In other words, a huge number of pension accounts could be fake, or the original pensioners could be dead but the fact is not reported to the government.
While it is impossible to calculate the extent of the scam, given that no one knows since when these extra pensioners have been there, a limited exercise for the 1990s illustrates the magnitude of the operation.
Besides, given the fact that pension payments were quite low before 1990, it is likely that the problem became serious only in the 1990s.
Sen and Swain stumbled upon the possibility while working on pension projections for the Tenth Plan and beyond.

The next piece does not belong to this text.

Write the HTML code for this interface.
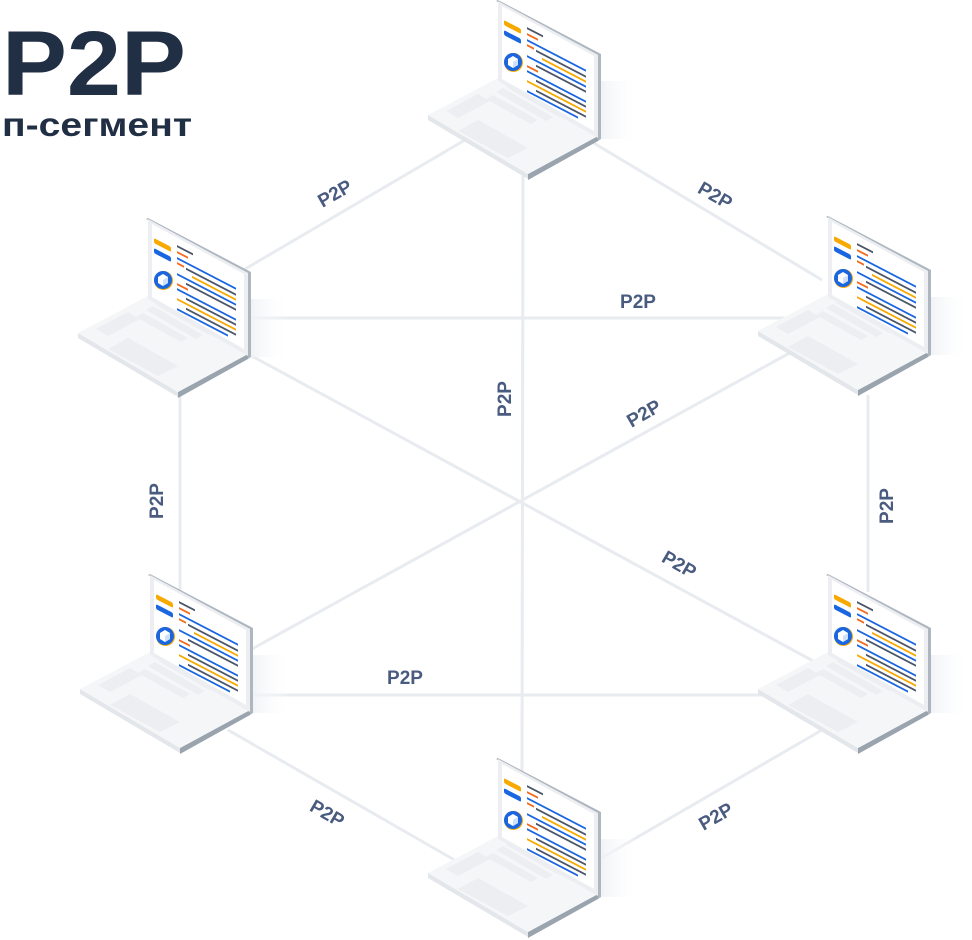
<!DOCTYPE html>
<html><head><meta charset="utf-8"><style>
html,body{margin:0;padding:0;background:#fff;width:972px;height:940px;overflow:hidden}
svg{display:block}
.l{font-family:"Liberation Sans",sans-serif;font-weight:bold;font-size:19px;fill:#4a5b80}
</style></head><body>
<svg width="972" height="940" viewBox="0 0 972 940" xmlns="http://www.w3.org/2000/svg">
<defs>
<linearGradient id="sh" x1="0" x2="1" y1="0" y2="0"><stop offset="0" stop-color="#eef1f5"/><stop offset="1" stop-color="#fff" stop-opacity="0"/></linearGradient>
<g id="lap">
  <rect x="100" y="78" width="42" height="58" fill="url(#sh)"/>
  <polygon points="-70,112 30,171 30,176 -70,117" fill="#e3e6ea"/>
  <polygon points="30,171 100,133 100,138 30,177" fill="#9aa4ae"/>
  <polygon points="-70,112 0,75 100,133 30,171" fill="#f5f6f8"/>
  <polygon points="-40,128 10,155 30,145 -20,117" fill="#eceef1"/>
  <g fill="#eceef1">
    <polygon points="-52,108 -20,91 -8,98 -40,115"/>
    <polygon points="-5,92 40,117 33,121 -12,96"/>
    <polygon points="5,85 55,114 48,118 -2,89"/>
    <polygon points="15,80 68,110 61,114 8,84"/>
  </g>
  <polygon points="-2,-2 0,-3 103,51 103,136 100,138 100,52" fill="#aeb6bf"/>
  <polygon points="0,-2 100,52 100,135 0,78" fill="#eceef1"/>
  <polygon points="4,3 96,53 96,128 4,76" fill="#fff"/>
  <g transform="matrix(1,0.52,0,1,0,0)">
    <rect x="6" y="14" width="17" height="5" rx="1.5" fill="#f7a900"/>
    <rect x="6" y="24" width="17" height="5" rx="1.5" fill="#1a66e0"/>
    <g stroke-width="2">
      <line x1="29" y1="10" x2="45" y2="10" stroke="#4a5568"/>
      <line x1="29" y1="16" x2="40" y2="16" stroke="#f26a1b"/>
      <line x1="29" y1="22" x2="88" y2="22" stroke="#1a66e0"/>
      <line x1="38" y1="28" x2="88" y2="28" stroke="#4a5568"/>
      <line x1="44" y1="33" x2="88" y2="33" stroke="#f7a900"/>
      <line x1="29" y1="38" x2="88" y2="38" stroke="#1a66e0"/>
      <line x1="38" y1="43" x2="88" y2="43" stroke="#4a5568"/>
      <line x1="29" y1="48" x2="40" y2="48" stroke="#f26a1b"/>
      <line x1="29" y1="53" x2="88" y2="53" stroke="#1a66e0"/>
      <line x1="38" y1="58" x2="88" y2="58" stroke="#4a5568"/>
      <line x1="29" y1="63" x2="88" y2="63" stroke="#f7a900"/>
      <line x1="38" y1="68" x2="88" y2="68" stroke="#4a5568"/>
      <line x1="29" y1="73" x2="80" y2="73" stroke="#1a66e0"/>
      <line x1="29" y1="27" x2="36" y2="27" stroke="#f26a1b"/>
    </g>
  </g>
  <circle cx="15.5" cy="59.5" r="9.5" fill="#f7a900"/>
  <circle cx="15" cy="59" r="9" fill="#1a66e0"/>
  <polygon points="15,53 20,56 20,62 15,65 10,62 10,56" fill="#fff"/>
  <polygon points="15,59 20,56 20,62 15,65" fill="#cfe0fb"/>
</g>
</defs>
<g stroke="#e8ebef" stroke-width="3" fill="none">
  <line x1="465" y1="140" x2="240" y2="272"/>
  <line x1="592" y1="142" x2="822" y2="280"/>
  <line x1="523" y1="170" x2="522" y2="775"/>
  <line x1="245" y1="318" x2="795" y2="318"/>
  <line x1="250" y1="355" x2="815" y2="662"/>
  <line x1="795" y1="350" x2="250" y2="650"/>
  <line x1="180" y1="395" x2="180" y2="592"/>
  <line x1="868" y1="395" x2="868" y2="592"/>
  <line x1="248" y1="695" x2="795" y2="695"/>
  <line x1="228" y1="730" x2="458" y2="862"/>
  <line x1="598" y1="860" x2="822" y2="730"/>
</g>
<use href="#lap" x="498" y="3"/>
<use href="#lap" x="148" y="221"/>
<use href="#lap" x="828" y="219"/>
<use href="#lap" x="150" y="577"/>
<use href="#lap" x="828" y="577"/>
<use href="#lap" x="498" y="761"/>
<g class="l" text-anchor="middle">
  <text transform="translate(338,199) rotate(-30)">P2P</text>
  <text transform="translate(712,201) rotate(30)">P2P</text>
  <text x="638" y="308">P2P</text>
  <text transform="translate(511,399) rotate(-90)">P2P</text>
  <text transform="translate(647,419) rotate(-30)">P2P</text>
  <text transform="translate(163,501) rotate(-90)">P2P</text>
  <text transform="translate(893,506) rotate(-90)">P2P</text>
  <text transform="translate(676,570) rotate(30)">P2P</text>
  <text x="405" y="684">P2P</text>
  <text transform="translate(324,819) rotate(30)">P2P</text>
  <text transform="translate(719,822) rotate(-30)">P2P</text>
</g>
<text x="2" y="95" font-family="Liberation Sans,sans-serif" font-weight="bold" font-size="92" fill="#212f45" textLength="184" lengthAdjust="spacingAndGlyphs">P2P</text>
<text x="2" y="136" font-family="Liberation Sans,sans-serif" font-weight="bold" font-size="33" fill="#212f45" textLength="190" lengthAdjust="spacingAndGlyphs">п-сегмент</text>
</svg>
</body></html>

They found that pension payments of government employees would grow a little over 8 per cent nominally till 2010, assuming a 6 per cent inflation rate.
So, how does one explain the 18 per cent growth in the 1980s and 1990s? Even if the growth rate is raised to account for the higher inflation levels in the 1980s and 1990s, the growth in pension payout could not have exceeded 11 per cent.
And this is given the fact that after 1996-97, thanks to the Fifth Pay Commission, over 90 per cent of the salaries became pensionable.
This prompted Sen and Swain to examine past data. Since there was no uniform time series data available for the number of pensioners in the past two decades, the duo considered the employment figures for various government departments, pension payments, number of retirees every year and the average mortality rates to work out a model for calculating pension payments.
These were found to be matching with the figures for 1999-00, the only year for which actual figures on the number of pensioners are available.
The findings of this calculation are frightening. If you take 1986-87 as the base, and apply the Sen-Swain growth rate of 11 per cent, you find that between 1986-87 and 1996-97, extra pension of Rs 18,000 crore (Rs 180 billion) was paid.
However, these estimates were rejected because pension payments in 1987-88 could have been distorted by the Fourth Pay Commission.
Since there was also a sudden jump in pension payout in 1992-93, possibly due to the inclusion of more workers in the pension scheme, Sen and Swain did another calculation taking 1992-93 as the base year.
This showed that over the past four years, the excess pension payout was around Rs 7,000 crore (Rs 70 billion) a year, or around a third of the total payout.
Sen then calculated the excess pension payment during the post-pay commission period. Even this showed an excess payment of around Rs 5,000 crore (Rs 50 billion) a year, or around a fourth of the total payout.